Murder calls a Boston private eye back to his childhood home and some ugly home truths, in this remarkably accomplished debut by London-based journalist Rickards.
Driving along a deserted road in a downpour, Alex Rourke’s old school friend, Sheriff Dale Townsend, has discovered a half-naked man, armed with two knives, standing over the naked body of Angela Lamond. There’s no mystery about what happened—until Dale realizes there are no traces of blood or fingerprints on the knives and no sign of the nurse’s clothing or any transportation that could have brought her or her killer four miles from little Winter’s End.
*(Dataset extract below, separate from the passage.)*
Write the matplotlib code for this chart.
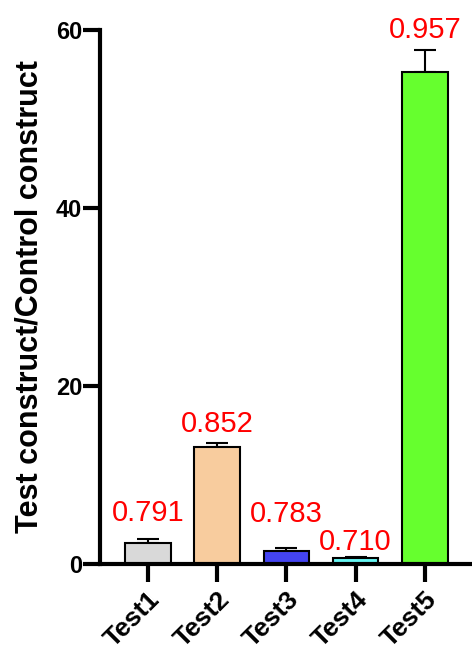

When the John Doe he’s arrested refuses to admit his guilt or even give his name, Dale sends for Alex, whose FBI career was cut short by a nervous breakdown after his parents were killed in a car he was driving. So begins a cat-and-mouse game between the shamus, who can’t pierce the suspect’s preternatural calm, and the suspect, who somehow knows so much about the man who’s supposed to be questioning him that he repeatedly turns the tables and puts Alex on the spot, taunting him with clues he’s obviously planted to draw him deeper into the town’s troubled past and insinuating that the two of them share a lot more than an interrogation room.
A lacerating tale, chilly as a Maine winter, that will have you rooting first for Alex’s spiritual survival and then for his speedy return.